The new technologies pushing the frontiers of medicine are
naturally used to treat ever sicker and more vulnerable patient
populations. They help most, but also increase the statistical
possibilities for poor outcomes. In short, at the same time that
medical "miracles" are increasingly possible, new opportunities
for patient injury also are being created. There is disagreement
and confusion about the sources of and appropriate responses
to these inherent risks in the complex environment of health
care. It is in this setting that discussions about patient safety
are now taking place.
Three Mile Island was a watershed event that irrevocably changed
the way that the public, industry and regulators looked at safety
in a technologically complex environment. This change created
both the possibility of and the need for new approaches to safety.

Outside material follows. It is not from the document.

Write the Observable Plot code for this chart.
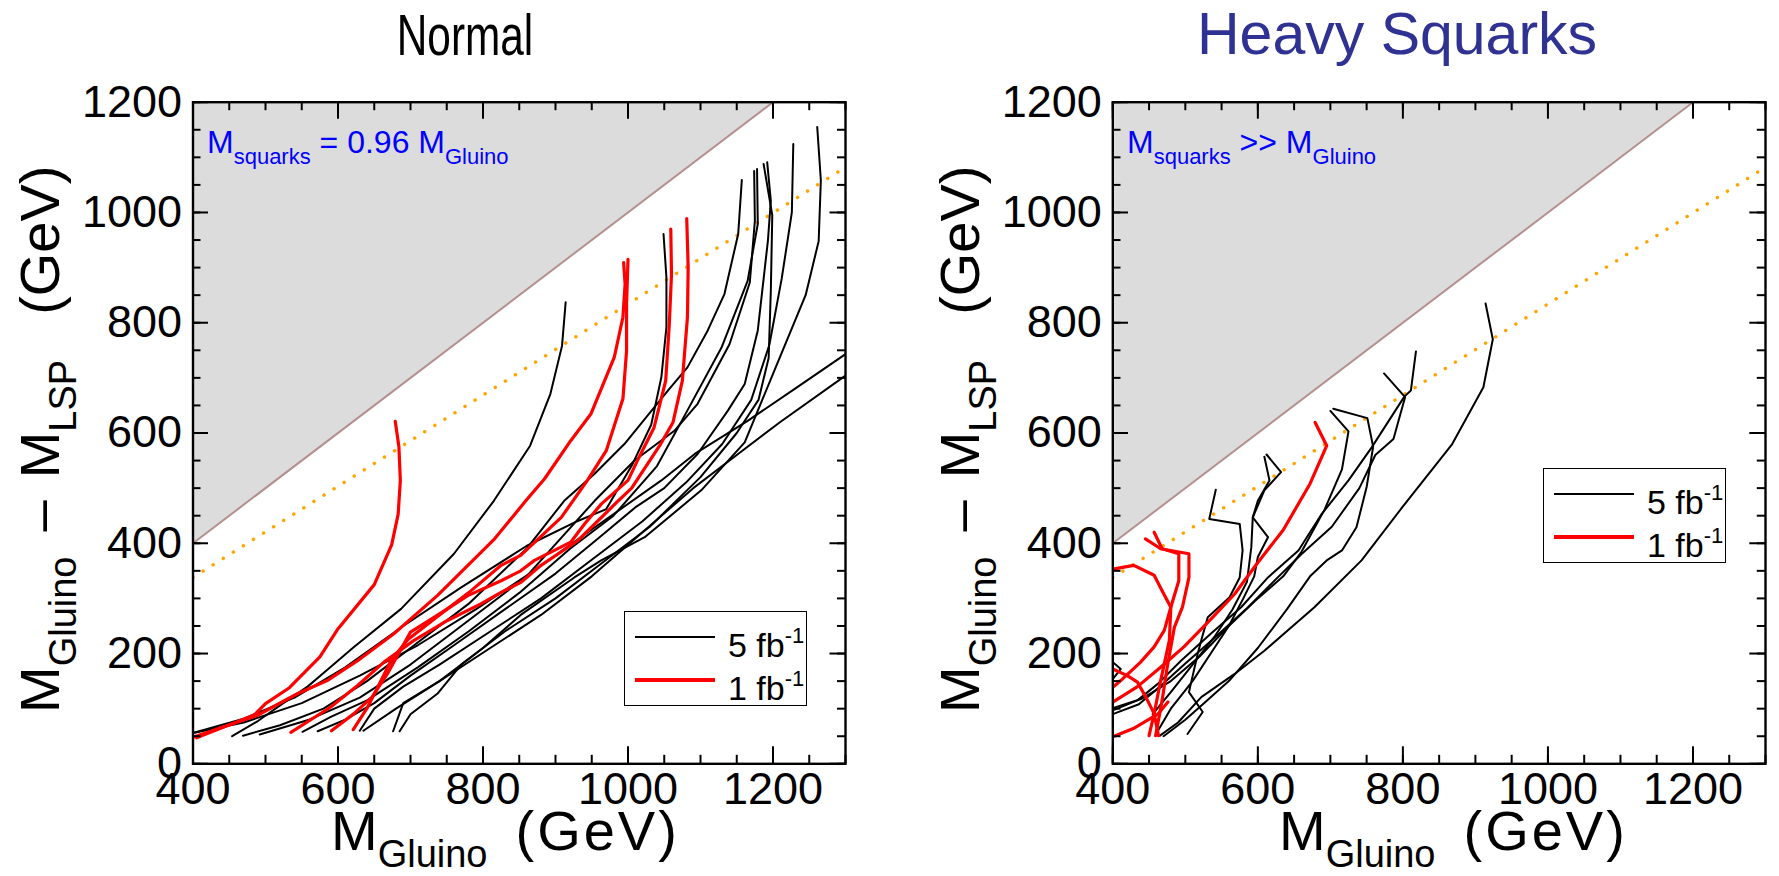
<!DOCTYPE html>
<html><head><meta charset="utf-8">
<script src="https://cdn.jsdelivr.net/npm/d3@7"></script>
<script src="https://cdn.jsdelivr.net/npm/@observablehq/plot@0.6"></script>
<style>
body{margin:0;background:#fff;font-family:"Liberation Sans",Arial,Helvetica,sans-serif;}
#wrap{position:relative;width:1779px;height:876px;overflow:hidden;background:#fff;}
.abs{position:absolute;white-space:nowrap;line-height:1;}
.panel{position:absolute;top:0;}
.leg{position:absolute;border:1.5px solid #000;box-sizing:border-box;width:183px;height:95px;background:#fff;}
.leg .ln{position:absolute;left:10px;width:80px;}
.leg .tx{position:absolute;left:103px;font-size:34px;line-height:1;}
.leg sup{font-size:22px;vertical-align:14px;}
sub{vertical-align:baseline;position:relative;}
</style></head><body><div id="wrap"></div>
<script>
// ---------- axis / tick values ----------
const xDomain = [400, 1300];
const yDomain = [0, 1200];
const xTickLabels = [400, 600, 800, 1000, 1200];
const yTickLabels = [0, 200, 400, 600, 800, 1000, 1200];
const xMajorTicks = [400, 600, 800, 1000, 1200];
const xMinorTicks = [400, 450, 500, 550, 600, 650, 700, 750, 800, 850, 900, 950, 1000, 1050, 1100, 1150, 1200, 1250, 1300];
const yMajorTicks = [0, 200, 400, 600, 800, 1000, 1200];
const yMinorTicks = [0, 50, 100, 150, 200, 250, 300, 350, 400, 450, 500, 550, 600, 650, 700, 750, 800, 850, 900, 950, 1000, 1050, 1100, 1150, 1200];

// kinematic boundary (M_LSP = 0) and orange dotted reference line
const boundaryX = [400, 1200];
const boundaryLow = [400, 1200];
const boundaryHigh = [1200, 1200];
const dottedX = [400, 1300];
const dottedY = [338, 1082];

// ---------- Normal: 5 fb^-1 (black) ----------
const n5a = [[454,50],[490,78],[530,115],[558,140],[576,160],[622,212],[687,281],[760,381],[815,477],[865,577],[893,671],[909,758],[914,837]];
const n5b = [[400,56],[470,82],[540,120],[610,175],[690,250],[770,320],[860,395],[930,440],[970,462],[1006,543],[1032,615],[1046,701],[1053,792],[1053,882],[1049,961]];
const n5c = [[469,51],[520,70],[580,100],[640,150],[700,210],[780,290],[860,390],[912,477],[954,526],[995,580],[1055,677],[1082,719],[1110,786],[1133,852],[1152,961],[1157,1059]];
const n5d = [[492,53],[560,80],[630,120],[700,180],[780,260],[860,340],[954,477],[1009,550],[1064,604],[1096,653],[1140,761],[1168,873],[1175,985],[1174,1075]];
const n5e = [[551,58],[590,85],[640,115],[710,175],[780,240],[850,310],[920,390],[980,450],[1040,540],[1082,641],[1129,755],[1165,876],[1179,979],[1178,1079]];
const n5f = [[685,59],[700,90],[737,127],[770,180],[830,240],[900,300],[960,360],[1030,430],[1100,520],[1150,600],[1180,660],[1194,736],[1197,858],[1199,995],[1187,1088]];
const n5g = [[572,59],[610,80],[650,110],[700,160],[760,215],[830,280],[900,345],[960,410],[1010,465],[1050,500],[1096,562],[1138,641],[1161,689],[1179,786],[1193,949],[1197,1021],[1192,1091]];
const n5h = [[630,60],[650,100],[690,140],[740,180],[810,240],[880,300],[950,370],[1020,440],[1080,510],[1130,580],[1170,660],[1195,760],[1212,880],[1226,1000],[1228,1124]];
const n5i = [[676,59],[690,110],[740,150],[800,210],[852,270],[926,338],[963,369],[1023,411],[1101,496],[1161,583],[1209,736],[1245,850],[1263,948],[1266,1058],[1261,1155]];
const n5j = [[400,56],[470,75],[550,110],[630,160],[710,215],[790,280],[870,350],[950,425],[1046,514],[1092,562],[1165,622],[1230,680],[1300,743]];
const n5k = [[635,60],[680,100],[740,150],[810,210],[880,270],[950,340],[1020,420],[1090,500],[1150,560],[1210,620],[1300,704]];

// ---------- Normal: 1 fb^-1 (red) ----------
const n1a = [[405,47],[485,89],[500,109],[533,138],[575,194],[599,243],[650,325],[674,397],[683,453],[686,514],[684,575],[679,621]];
const n1b = [[400,48],[489,88],[544,127],[585,151],[627,187],[677,236],[737,305],[816,408],[859,477],[885,517],[921,586],[949,635],[981,737],[993,810],[996,870],[994,909]];
const n1c = [[621,62],[641,103],[657,145],[673,187],[696,225],[735,265],[780,310],[825,360],[852,378],[908,447],[944,514],[970,568],[993,662],[998,749],[998,834],[1000,915]];
const n1d = [[591,60],[622,91],[647,121],[668,163],[700,239],[733,266],[779,305],[825,332],[852,350],[871,369],[921,402],[940,435],[963,471],[1000,514],[1013,550],[1036,610],[1052,695],[1057,798],[1060,888],[1059,970]];
const n1e = [[535,57],[590,103],[627,142],[663,184],[705,224],[751,260],[797,290],[825,311],[852,329],[880,360],[931,405],[985,475],[1005,500],[1025,540],[1045,580],[1062,619],[1075,695],[1082,810],[1083,900],[1081,989]];

// ---------- Heavy Squarks: 5 fb^-1 (black) ----------
const h5a = [[465,51],[490,75],[522,121],[568,163],[609,205],[678,284],[743,369],[799,465],[868,580],[911,683],[924,770],[914,835]];
const h5b = [[400,97],[434,115],[462,145],[494,187],[535,236],[577,284],[614,338],[656,387],[688,453],[725,514],[757,574],[802,666],[811,677],[818,748]];
const h5c = [[400,90],[436,108],[465,140],[500,182],[540,228],[585,282],[625,335],[660,380],[702,430],[740,500],[762,560],[787,589],[803,665],[774,708]];
const h5d = [[470,50],[500,80],[530,115],[560,150],[600,210],[640,280],[672,340],[696,370],[716,387],[736,429],[750,502],[759,575],[751,627],[704,644]];
const h5e = [[400,101],[440,118],[480,150],[520,195],[560,250],[600,300],[635,340],[660,384],[692,461],[716,534],[725,603],[700,640]];
const h5f = [[503,54],[524,94],[505,130],[517,199],[522,224],[531,266],[561,302],[575,338],[579,387],[575,435],[533,444],[542,497]];
const h5g = [[455,90],[480,130],[510,180],[540,230],[565,280],[585,330],[591,393],[593,447],[600,477],[616,514],[609,557]];
const h5h = [[460,55],[480,100],[510,150],[535,200],[560,250],[580,300],[595,340],[600,375],[614,411],[593,447],[609,496],[632,529],[612,561]];
const h5i = [[395,190],[411,172],[395,145]];

// ---------- Heavy Squarks: 1 fb^-1 (red) ----------
const h1a = [[400,112],[434,140],[466,175],[498,212],[535,262],[568,308],[600,365],[635,424],[672,508],[695,577],[679,619]];
const h1b = [[400,353],[429,360],[457,342],[468,314],[480,284],[471,242],[457,212],[438,184],[411,151],[400,139]];
const h1c = [[445,408],[466,390],[505,381],[505,338],[496,284],[485,248],[475,175],[468,115],[459,51]];
const h1d = [[457,420],[468,390],[491,381],[491,332],[480,284],[478,224],[466,151],[457,91],[450,51]];
const h1e = [[400,172],[420,160],[434,148],[446,120],[457,91],[463,51]];
const h1f = [[400,49],[430,65],[462,90],[476,112]];

// ---------- build tables ----------
function table(curves) {
  return curves.flatMap((c, id) => c.map(([x, y]) => ({id, x, y})));
}
const FW = 652.5, FH = 661.6; // frame size in px

function panel(black, red, ml, mr, width) {
  const tri = boundaryX.map((x, i) => ({x, y1: boundaryLow[i], y2: boundaryHigh[i]}));
  const diag = boundaryX.map((x, i) => ({x, y: boundaryLow[i]}));
  const dots = dottedX.map((x, i) => ({x, y: dottedY[i]}));
  const tk = {stroke: "black", strokeWidth: 2};
  return Plot.plot({
    width, height: 876,
    marginLeft: ml, marginRight: mr, marginTop: 101.7, marginBottom: 112.7,
    x: {domain: xDomain},
    y: {domain: yDomain},
    style: {fontFamily: '"Liberation Sans", Arial, sans-serif', background: "transparent", overflow: "visible", color: "black"},
    marks: [
      Plot.areaY(tri, {x: "x", y1: "y1", y2: "y2", fill: "#dcdcdc"}),
      Plot.line(diag, {x: "x", y: "y", stroke: "#b38f8f", strokeWidth: 2}),
      Plot.line(dots, {x: "x", y: "y", stroke: "#ffa500", strokeWidth: 3.4, strokeDasharray: "0.1,11.8", strokeLinecap: "round", clip: true}),
      Plot.line(table(black), {x: "x", y: "y", z: "id", stroke: "black", strokeWidth: 2, clip: true}),
      Plot.line(table(red), {x: "x", y: "y", z: "id", stroke: "#ff0000", strokeWidth: 3.2, clip: true}),
      // inward ticks on all four sides
      Plot.tickX(xMinorTicks, {x: d => d, insetTop: FH - 8.5, ...tk}),
      Plot.tickX(xMajorTicks, {x: d => d, insetTop: FH - 17, ...tk}),
      Plot.tickX(xMinorTicks, {x: d => d, insetBottom: FH - 8.5, ...tk}),
      Plot.tickX(xMajorTicks, {x: d => d, insetBottom: FH - 17, ...tk}),
      Plot.tickY(yMinorTicks, {y: d => d, insetRight: FW - 8, ...tk}),
      Plot.tickY(yMajorTicks, {y: d => d, insetRight: FW - 15.5, ...tk}),
      Plot.tickY(yMinorTicks, {y: d => d, insetLeft: FW - 8, ...tk}),
      Plot.tickY(yMajorTicks, {y: d => d, insetLeft: FW - 15.5, ...tk}),
      Plot.frame({stroke: "black", strokeWidth: 2.4}),
      Plot.axisX({ticks: xTickLabels, tickSize: 0, tickPadding: 8, fontSize: 45, tickFormat: d => String(d), label: null}),
      Plot.axisY({ticks: yTickLabels, tickSize: 0, tickPadding: 11, fontSize: 45, tickFormat: d => String(d), label: null})
    ]
  });
}

const wrap = document.getElementById("wrap");
const left = panel([n5a,n5b,n5c,n5d,n5e,n5f,n5g,n5h,n5i,n5j,n5k], [n1a,n1b,n1c,n1d,n1e], 192.5, 45, 890);
left.classList.add("panel"); left.style.left = "0px";
wrap.appendChild(left);
const right = panel([h5a,h5b,h5c,h5d,h5e,h5f,h5g,h5h,h5i], [h1a,h1b,h1c,h1d,h1e,h1f], 222.3, 14, 889);
right.classList.add("panel"); right.style.left = "890px";
wrap.appendChild(right);

// ---------- text overlays ----------
function addDiv(html, css) {
  const d = document.createElement("div");
  d.className = "abs";
  d.innerHTML = html;
  Object.assign(d.style, css);
  wrap.appendChild(d);
  return d;
}
const subCss = 'font-size:38px;top:17px;';
// titles
addDiv("Normal", {left: "465px", top: (55 - 0.8465*58) + "px", fontSize: "58px", transform: "translateX(-50%) scaleX(0.73)", transformOrigin: "50% 0", color: "#000"});
addDiv("Heavy Squarks", {left: "1197px", top: (55 - 0.8465*59) + "px", fontSize: "59px", color: "#2f3293"});

// x titles
const xt = `M<sub style="${subCss}">Gluino</sub><span style="margin-left:28px;letter-spacing:3px">(GeV)</span>`;
addDiv(xt, {left: "331px", top: (850 - 0.8465*56) + "px", fontSize: "56px"});
addDiv(xt, {left: "1279px", top: (850 - 0.8465*56) + "px", fontSize: "56px"});
// y titles (rotated)
const yt = `M<sub style="${subCss}">Gluino</sub><span style="margin-left:25px">–</span><span style="margin-left:22px">M</span><sub style="${subCss}">LSP</sub><span style="margin-left:45px">(GeV)</span>`;
addDiv(yt, {left: "12px", top: "713px", fontSize: "56px", transform: "rotate(-90deg)", transformOrigin: "0 0"});
addDiv(yt, {left: "932px", top: "713px", fontSize: "56px", transform: "rotate(-90deg)", transformOrigin: "0 0"});

// annotations
const subA = 'font-size:22px;top:11px;';
addDiv(`M<sub style="${subA}">squarks</sub> = 0.96 M<sub style="${subA}">Gluino</sub>`, {left: "207px", top: (153 - 0.8465*32) + "px", fontSize: "32px", color: "#0000ff"});
addDiv(`M<sub style="${subA}">squarks</sub> &gt;&gt; M<sub style="${subA}">Gluino</sub>`, {left: "1127px", top: (153 - 0.8465*32) + "px", fontSize: "32px", color: "#0000ff"});

// legends
function legend(x, y) {
  const d = document.createElement("div");
  d.className = "leg";
  d.style.left = x + "px"; d.style.top = y + "px";
  d.innerHTML = `<div class="ln" style="top:24px;height:2px;background:#000"></div>
    <div class="tx" style="top:${42-0.8465*34}px">5 fb<sup>-1</sup></div>
    <div class="ln" style="top:66px;height:3.5px;background:#ff0000"></div>
    <div class="tx" style="top:${85-0.8465*34}px">1 fb<sup>-1</sup></div>`;
  wrap.appendChild(d);
}
legend(624, 611);
legend(1543, 468);
</script>
</body></html>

Health care faces very similar challenges and opportunities today.
Leaders in the health care community are responding. The founding
of the National Patient Safety Foundation (NPSF) in 1997 is,
itself, an important response, as are recent initiatives or reports
developed by the Veterans Health Administration (VHA), the Agency
for Health Care Policy and Research (AHCPR), the President's
Advisory Commission on Consumers Rights and Health Care Quality,
the Joint Commission on Accreditation of Health Care Organizations
(JCAHO), and the Executive Session on Medical Error and Patient
Safety at the John F. Kennedy School at Harvard University.